Benny Gantz, a Netanyahu rival, seized on Israeli reports about Netanyahu tying the attack to the protests and posted on X: “Evading responsibility and mudslinging during war deals harm to the country. The prime minister must unequivocally retract his statement.”
Netanyahu’s office said: “Contrary to what was published, the prime minister did not in any way say that the (reservists’) refusal was what led Hamas to attack Israel.”
The question remains how it was possible that the Israelis could possibly have been taken by surprise and the report adds weight to the theory that Netanyahu knew.
Phil Giraldi wrote last month:
Am I the only one who read about a speech given by Netanyahu or someone in his cabinet about a week ago in which he/they in passing referred to a “developing security situation” which rather suggests (to me) that they might have known about developments in Gaza and chose to let it happen so they can wipe Gaza off the map in retaliation and, possibly relying on the U.S. pledge to have Israel’s “back,” then implicating Iran and attacking that country. I cannot find a link to it, but have a fairly strong recollection of what I read as I thought at the time it would serve as a pretext for another massacre of Palestinians.
Ben Bartee, a Bangkok-based American journalist, posted on his Substack page that questioned the Western narrative that the attack on Israel was some kind of a massive intelligence failure.

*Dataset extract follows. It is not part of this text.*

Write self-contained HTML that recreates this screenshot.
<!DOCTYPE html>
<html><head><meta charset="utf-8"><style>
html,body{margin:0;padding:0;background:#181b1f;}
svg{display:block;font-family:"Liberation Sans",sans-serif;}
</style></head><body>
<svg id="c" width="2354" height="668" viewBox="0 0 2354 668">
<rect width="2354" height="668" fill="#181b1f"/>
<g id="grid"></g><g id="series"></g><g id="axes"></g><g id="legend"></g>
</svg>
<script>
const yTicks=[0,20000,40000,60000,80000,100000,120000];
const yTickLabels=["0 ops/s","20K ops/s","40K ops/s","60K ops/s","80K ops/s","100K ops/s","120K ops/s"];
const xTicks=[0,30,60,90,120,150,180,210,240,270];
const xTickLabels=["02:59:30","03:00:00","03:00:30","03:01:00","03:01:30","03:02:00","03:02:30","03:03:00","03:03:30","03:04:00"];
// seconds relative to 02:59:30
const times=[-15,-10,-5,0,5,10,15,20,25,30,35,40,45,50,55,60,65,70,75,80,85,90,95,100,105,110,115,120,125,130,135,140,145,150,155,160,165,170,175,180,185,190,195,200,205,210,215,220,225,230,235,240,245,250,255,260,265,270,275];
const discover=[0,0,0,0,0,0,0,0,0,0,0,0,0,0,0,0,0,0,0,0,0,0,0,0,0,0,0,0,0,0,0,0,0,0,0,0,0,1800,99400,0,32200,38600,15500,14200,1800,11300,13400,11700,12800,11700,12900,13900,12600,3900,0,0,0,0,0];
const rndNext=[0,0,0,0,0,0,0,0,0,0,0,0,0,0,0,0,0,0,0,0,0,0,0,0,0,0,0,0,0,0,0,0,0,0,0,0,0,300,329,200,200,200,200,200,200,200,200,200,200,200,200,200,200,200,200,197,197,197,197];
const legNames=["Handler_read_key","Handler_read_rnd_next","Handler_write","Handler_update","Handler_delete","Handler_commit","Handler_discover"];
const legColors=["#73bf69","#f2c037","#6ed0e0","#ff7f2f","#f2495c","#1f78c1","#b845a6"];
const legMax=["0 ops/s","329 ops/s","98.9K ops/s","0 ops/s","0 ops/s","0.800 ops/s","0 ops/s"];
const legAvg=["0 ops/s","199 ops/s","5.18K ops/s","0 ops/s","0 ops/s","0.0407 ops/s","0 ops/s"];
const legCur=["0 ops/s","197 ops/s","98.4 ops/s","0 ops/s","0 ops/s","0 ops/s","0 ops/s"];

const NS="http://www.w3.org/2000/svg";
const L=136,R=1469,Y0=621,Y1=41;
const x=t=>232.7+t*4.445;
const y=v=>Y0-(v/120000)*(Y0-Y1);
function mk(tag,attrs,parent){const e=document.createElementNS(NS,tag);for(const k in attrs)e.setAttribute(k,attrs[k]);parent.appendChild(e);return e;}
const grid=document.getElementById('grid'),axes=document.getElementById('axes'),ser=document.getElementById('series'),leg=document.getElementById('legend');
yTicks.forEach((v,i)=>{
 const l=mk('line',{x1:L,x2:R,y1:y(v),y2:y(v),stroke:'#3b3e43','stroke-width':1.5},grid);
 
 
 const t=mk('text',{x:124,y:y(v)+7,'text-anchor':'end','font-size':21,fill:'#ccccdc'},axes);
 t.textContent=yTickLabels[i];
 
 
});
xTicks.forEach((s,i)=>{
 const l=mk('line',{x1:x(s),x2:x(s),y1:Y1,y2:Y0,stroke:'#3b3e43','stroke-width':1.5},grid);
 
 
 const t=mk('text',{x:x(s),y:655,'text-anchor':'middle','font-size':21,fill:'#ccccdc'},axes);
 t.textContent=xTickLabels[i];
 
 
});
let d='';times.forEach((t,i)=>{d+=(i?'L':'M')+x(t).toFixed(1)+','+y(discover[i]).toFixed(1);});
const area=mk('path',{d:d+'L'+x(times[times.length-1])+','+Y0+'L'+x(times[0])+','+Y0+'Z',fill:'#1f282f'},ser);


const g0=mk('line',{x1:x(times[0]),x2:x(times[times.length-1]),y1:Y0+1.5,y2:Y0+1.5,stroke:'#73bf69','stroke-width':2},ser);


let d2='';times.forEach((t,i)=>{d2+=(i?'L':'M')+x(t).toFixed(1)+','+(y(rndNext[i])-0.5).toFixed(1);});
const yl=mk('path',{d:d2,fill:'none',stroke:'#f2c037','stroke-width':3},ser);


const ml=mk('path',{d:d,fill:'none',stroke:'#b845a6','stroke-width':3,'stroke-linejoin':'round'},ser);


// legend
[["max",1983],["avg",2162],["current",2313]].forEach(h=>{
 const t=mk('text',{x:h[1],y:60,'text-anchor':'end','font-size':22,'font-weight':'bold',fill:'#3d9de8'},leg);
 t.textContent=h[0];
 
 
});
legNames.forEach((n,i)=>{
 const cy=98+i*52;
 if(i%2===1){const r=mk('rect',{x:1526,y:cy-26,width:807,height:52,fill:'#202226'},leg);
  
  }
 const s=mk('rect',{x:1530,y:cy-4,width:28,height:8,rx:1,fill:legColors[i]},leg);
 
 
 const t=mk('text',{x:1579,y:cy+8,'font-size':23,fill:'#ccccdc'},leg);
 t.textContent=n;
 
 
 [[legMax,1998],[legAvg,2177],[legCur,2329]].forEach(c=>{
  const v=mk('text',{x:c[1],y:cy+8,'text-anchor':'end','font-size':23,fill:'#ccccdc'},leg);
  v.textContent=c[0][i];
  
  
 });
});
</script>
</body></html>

He noted that Israel was divided over Netanyahu’s hardline government and judicial overhaul, which brought the country to the brink of civil war. He wrote that it is his belief that Mossad either knew the attack was looming or “actively facilitated the attack” so Israelis “will rally around the flag for some patriotic Palestinian ass-kicking and their Prime Minister’s imminently obvious corruption will be, at least temporarily, forgotten, if not forgiven.”
The Times’s report noted that in July, top Israeli generals arrived at the Knesset to warn Netanyahu’s fragile coalition government that domestic turmoil was “emboldening Israel’s enemies.” The report noted that one general had documents that warned these officials that leaders from Iran, Syria, Hamas, Hezbollah, and Palestinian Islamic Jihad were under the impression that it was time to strike.

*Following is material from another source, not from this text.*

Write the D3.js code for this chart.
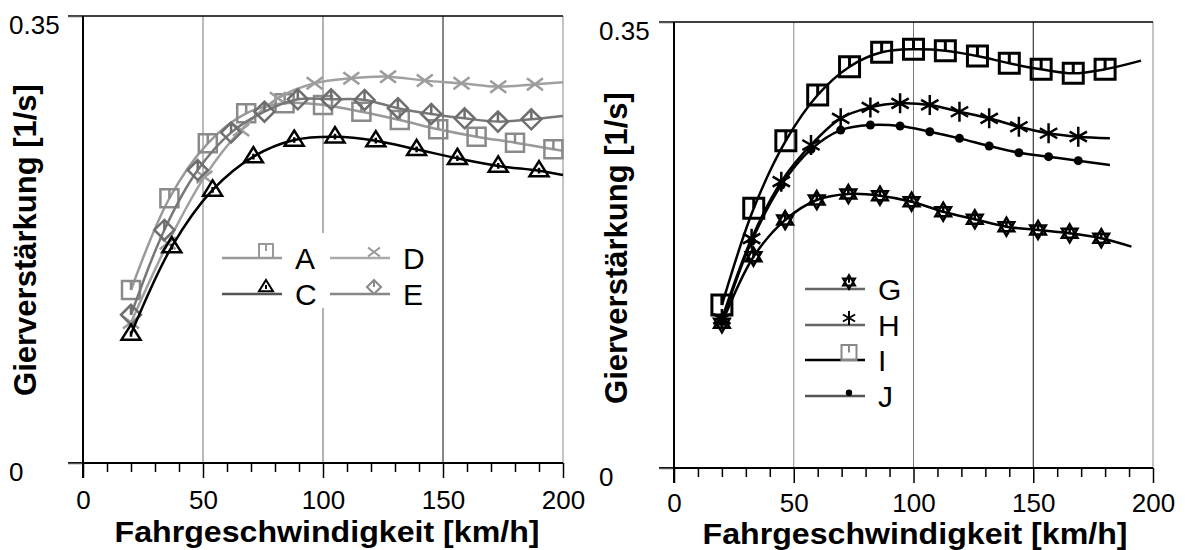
<!DOCTYPE html>
<html>
<head>
<meta charset="utf-8">
<script src="https://cdn.jsdelivr.net/npm/d3@7"></script>
<style>
  body { margin: 0; background: #fff; }
  svg { display: block; font-family: "Liberation Sans", Arial, sans-serif; }
</style>
</head>
<body>
<div id="chart"></div>
<script>
// left panel: speed [km/h] and yaw gain [1/s]
// the last entry of each series is only the end of the line, no marker
const speedA = [20, 36, 52, 68, 84, 100, 116, 132, 148, 164, 180, 196, 200];
const gainA  = [0.1355, 0.2073, 0.2503, 0.2738, 0.2817, 0.2803, 0.2751, 0.2686, 0.2613, 0.2555, 0.2508, 0.2456, 0.2445];
const speedC = [20, 37, 54, 71, 88, 105, 122, 139, 156, 173, 190, 200];
const gainC  = [0.101, 0.1694, 0.2138, 0.2399, 0.2529, 0.2555, 0.2524, 0.2456, 0.2386, 0.2326, 0.2289, 0.2255];
const speedD = [20, 35.3, 50.6, 65.9, 81.2, 96.5, 111.8, 127.1, 142.4, 157.7, 173, 188.3, 200];
const gainD  = [0.110, 0.172, 0.224, 0.2608, 0.2856, 0.2973, 0.3012, 0.3025, 0.2994, 0.2973, 0.2947, 0.2966, 0.2981];
const speedE = [20, 33.9, 47.8, 61.7, 75.6, 89.5, 103.4, 117.3, 131.2, 145.1, 159, 172.9, 186.8, 200];
const gainE  = [0.116, 0.1825, 0.2294, 0.2587, 0.2751, 0.2848, 0.2848, 0.2843, 0.2778, 0.2733, 0.2699, 0.2673, 0.2691, 0.2717];

// right panel
const speedG = [20, 33.2, 46.4, 59.6, 72.8, 86, 99.2, 112.4, 125.6, 138.8, 152, 165.2, 178.4, 191];
const gainG  = [0.1135, 0.1658, 0.1946, 0.2103, 0.2150, 0.2137, 0.2090, 0.2011, 0.1952, 0.1894, 0.1868, 0.1842, 0.1803, 0.1737];
const speedH = [20, 32.4, 44.8, 57.2, 69.6, 82, 94.4, 106.8, 119.2, 131.6, 144, 156.4, 168.8, 182];
const gainH  = [0.117, 0.180, 0.2247, 0.2535, 0.2744, 0.2830, 0.2862, 0.2849, 0.2796, 0.2744, 0.2678, 0.2627, 0.2600, 0.2587];
const speedI = [20, 33.3, 46.7, 60, 73.3, 86.7, 100, 113.3, 126.7, 140, 153.3, 166.7, 180, 195];
const gainI  = [0.1279, 0.2038, 0.2569, 0.2927, 0.3149, 0.3262, 0.3286, 0.3275, 0.3233, 0.3176, 0.3129, 0.3097, 0.3129, 0.3197];
const speedJ = [20, 32.4, 44.8, 57.2, 69.6, 82, 94.4, 106.8, 119.2, 131.6, 144, 156.4, 168.8, 182];
const gainJ  = [0.115, 0.178, 0.222, 0.250, 0.2652, 0.2692, 0.2684, 0.2639, 0.2587, 0.2527, 0.2474, 0.2443, 0.2412, 0.2378];

const xTicks = d3.range(0, 201, 10);
const xLabels = [0, 50, 100, 150, 200];
const yTicks = [0, 0.35];
const gridSpeeds = [50, 100, 150, 200];
const xTitle = "Fahrgeschwindigkeit [km/h]";
const yTitle = "Gierverstärkung [1/s]";

const width = 1185;
const height = 550;

const svg = d3.select("#chart")
  .append("svg")
  .attr("width", width)
  .attr("height", height);

svg.append("rect").attr("width", width).attr("height", height).attr("fill", "#fff");

// marker shapes, s = half size
function markerPath(type, s) {
  const h = 0.866 * s;
  switch (type) {
    case "square":
      return `M${-s},${-s}H${s}V${s}H${-s}Z M0,${-s}V0`;
    case "triangle":
      return `M0,${-s}L${s},${0.6 * s}L${-s},${0.6 * s}Z M0,${-0.3 * s}V${0.3 * s}`;
    case "diamond":
      return `M0,${-s}L${s},0L0,${s}L${-s},0Z M0,${-s}V0`;
    case "x":
      return `M${-s},${-0.75 * s}L${s},${0.75 * s}M${-s},${0.75 * s}L${s},${-0.75 * s}`;
    case "hexagram":
      return `M0,${-s}L${h},${0.5 * s}L${-h},${0.5 * s}Z M0,${s}L${h},${-0.5 * s}L${-h},${-0.5 * s}Z M0,${-0.45 * s}V${0.1 * s}`;
    case "asterisk":
      return `M0,${-s}V${s}M${-h},${-0.5 * s}L${h},${0.5 * s}M${-h},${0.5 * s}L${h},${-0.5 * s}`;
    case "dot":
      return d3.symbol(d3.symbolCircle, Math.PI * s * s)();
  }
}

const panels = [
  {
    left: 83, right: 563, top: 16, bottom: 463,
    labelX: 9, tickTextY: 509, titleX: 327, titleY: 542, yTitleX: 36, yTitleY: 240,
    gridColors: ["#777", "#666", "#111", "#888"],
    legendBox: [210, 233, 225, 75],
    series: [
      {name: "A", speed: speedA, gain: gainA, color: "#8a8a8a", line: "#999", marker: "square", size: 9, sw: 2.5,
       legend: {x: 222, y: 258, line: "#9a9a9a", stroke: "#999", size: 7}},
      {name: "D", speed: speedD, gain: gainD, color: "#9c9c9c", line: "#a0a0a0", marker: "x", size: 8, sw: 2.5,
       legend: {x: 330, y: 258, line: "#aaa", stroke: "#999", size: 6}},
      {name: "E", speed: speedE, gain: gainE, color: "#6e6e6e", line: "#777", marker: "diamond", size: 10, sw: 2.5,
       legend: {x: 330, y: 294, line: "#888", stroke: "#888", size: 7}},
      {name: "C", speed: speedC, gain: gainC, color: "#000", line: "#000", marker: "triangle", size: 9.5, sw: 2.5,
       legend: {x: 222, y: 294, line: "#555", stroke: "#000", size: 7}}
    ]
  },
  {
    left: 674, right: 1153, top: 22, bottom: 468,
    labelX: 599, tickTextY: 512, titleX: 915, titleY: 543.8, yTitleX: 627, yTitleY: 248,
    gridColors: ["#888", "#777", "#111", "#888"],
    legendBox: [800, 270, 105, 140],
    series: [
      {name: "G", speed: speedG, gain: gainG, color: "#000", line: "#000", marker: "hexagram", size: 9, sw: 2.5,
       legend: {x: 805, y: 289, line: "#666", stroke: "#000", size: 7}},
      {name: "H", speed: speedH, gain: gainH, color: "#000", line: "#000", marker: "asterisk", size: 10, sw: 2.5,
       legend: {x: 805, y: 325, line: "#666", stroke: "#000", size: 7}},
      {name: "I", speed: speedI, gain: gainI, color: "#000", line: "#000", marker: "square", size: 10, sw: 3,
       legend: {x: 805, y: 360, line: "#000", stroke: "#888", size: 7.5}},
      {name: "J", speed: speedJ, gain: gainJ, color: "#000", line: "#000", marker: "dot", size: 4.5, sw: 2.5,
       legend: {x: 805, y: 396, line: "#555", stroke: "#000", size: 3.2}}
    ]
  }
];

function drawPanel(p) {
  const x = d3.scaleLinear().domain([0, 200]).range([p.left, p.right]);
  const y = d3.scaleLinear().domain([0, 0.35]).range([p.bottom, p.top]);
  const g = svg.append("g");

  // vertical grid lines
  g.selectAll(".grid")
    .data(gridSpeeds)
    .join("line")
    .attr("x1", d => x(d)).attr("x2", d => x(d))
    .attr("y1", p.top).attr("y2", p.bottom)
    .attr("stroke", (d, i) => p.gridColors[i])
    .attr("stroke-width", 1);

  // top border
  g.append("line")
    .attr("x1", p.left - 15).attr("x2", p.right)
    .attr("y1", p.top).attr("y2", p.top)
    .attr("stroke", "#000").attr("stroke-width", 1.5);

  // x axis
  const ax = g.append("g")
    .attr("transform", `translate(0,${p.bottom})`)
    .call(d3.axisBottom(x).tickValues(xTicks).tickSize(15)
      .tickFormat(d => xLabels.includes(d) ? d : ""));
  ax.attr("font-size", null).attr("font-family", null);
  ax.select(".domain").remove();
  ax.selectAll(".tick line")
    .attr("y2", d => xLabels.includes(d) ? 15 : 9)
    .attr("stroke", "#000").attr("stroke-width", 1.5);
  ax.selectAll(".tick text")
    .attr("y", p.tickTextY - p.bottom)
    .attr("dy", null)
    .attr("font-size", 26)
    .attr("fill", "#000");

  g.append("line")
    .attr("x1", p.left - 15).attr("x2", p.right)
    .attr("y1", p.bottom).attr("y2", p.bottom)
    .attr("stroke", "#000").attr("stroke-width", 2);

  // y axis
  const ay = g.append("g")
    .attr("transform", `translate(${p.left},0)`)
    .call(d3.axisLeft(y).tickValues(yTicks).tickSize(15).tickFormat(d => d === 0 ? "0" : "0.35"));
  ay.attr("font-size", null).attr("font-family", null);
  ay.select(".domain").remove();
  ay.selectAll(".tick line").attr("stroke", "#555").attr("stroke-width", 1.5);
  ay.selectAll(".tick text")
    .attr("x", p.labelX - p.left)
    .attr("y", 9)
    .attr("text-anchor", "start")
    .attr("font-size", 26)
    .attr("fill", "#000");

  g.append("line")
    .attr("x1", p.left).attr("x2", p.left)
    .attr("y1", p.top).attr("y2", p.bottom + 15)
    .attr("stroke", "#000").attr("stroke-width", 2);

  // titles
  g.append("text")
    .attr("x", p.titleX).attr("y", p.titleY)
    .attr("text-anchor", "middle")
    .attr("font-size", 29).attr("font-weight", "bold")
    .attr("textLength", 425).attr("lengthAdjust", "spacingAndGlyphs")
    .text(xTitle);

  g.append("text")
    .attr("transform", `translate(${p.yTitleX},${p.yTitleY}) rotate(-90)`)
    .attr("text-anchor", "middle")
    .attr("font-size", 31).attr("font-weight", "bold")
    .text(yTitle);

  // series
  const line = d3.line()
    .x(d => x(d[0]))
    .y(d => y(d[1]))
    .curve(d3.curveCatmullRom.alpha(0.5));

  p.series.forEach(s => {
    const pts = s.speed.map((v, i) => [v, s.gain[i]]);
    g.append("path")
      .attr("d", line(pts))
      .attr("fill", "none")
      .attr("stroke", s.line)
      .attr("stroke-width", 2.5);

    g.append("g")
      .selectAll("path")
      .data(pts.slice(0, -1))
      .join("path")
      .attr("transform", d => `translate(${x(d[0])},${y(d[1])})`)
      .attr("d", markerPath(s.marker, s.size))
      .attr("fill", s.marker === "dot" ? s.color : "none")
      .attr("stroke", s.marker === "dot" ? "none" : s.color)
      .attr("stroke-width", s.sw);
  });

  // legend
  const lb = p.legendBox;
  g.append("rect")
    .attr("x", lb[0]).attr("y", lb[1]).attr("width", lb[2]).attr("height", lb[3])
    .attr("fill", "#fff");

  p.series.forEach(s => {
    const L = s.legend;
    g.append("line")
      .attr("x1", L.x).attr("x2", L.x + 60)
      .attr("y1", L.y).attr("y2", L.y)
      .attr("stroke", L.line).attr("stroke-width", 2.5);
    g.append("path")
      .attr("transform", `translate(${L.x + 44},${L.y - L.size})`)
      .attr("d", markerPath(s.marker, L.size))
      .attr("fill", s.marker === "dot" ? L.stroke : "none")
      .attr("stroke", s.marker === "dot" ? "none" : L.stroke)
      .attr("stroke-width", 2);
    g.append("text")
      .attr("x", L.x + 73).attr("y", L.y + 10.5)
      .attr("font-size", 30)
      .text(s.name);
  });
}

panels.forEach(drawPanel);
</script>
</body>
</html>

Just two members of the Knesset were on hand during the presentation.
The Times noted that one of the generals, Aharon Haliva, told the public on 11 September that the country needs to be prepared for a “multi-arena and extensive military conflict.”
Netanyahu’s team accused the general of creating an unnecessary state of panic.
Just three days before the attack, Egypt warned Israel of a cross-border raid, Rep. Michael McCaul, R-Texas, said.
“We know that Egypt had warned the Israelis three days prior that an event like this could happen,” McCaul told reporters as outlined by The Hill.
Netanyahu called the report “false,” but his critics say the attack put these judicial reforms in the rearview mirror and gave the IDF carte blanche to bomb Gaza into dust.
The Times of Israel, citing eyewitness accounts, reported last week that IDF surveillance soldiers warned for at least three months before the attack about signs that something unusual was happening in Gaza.
According to the accounts of the soldiers, no action was taken by those who received the reports.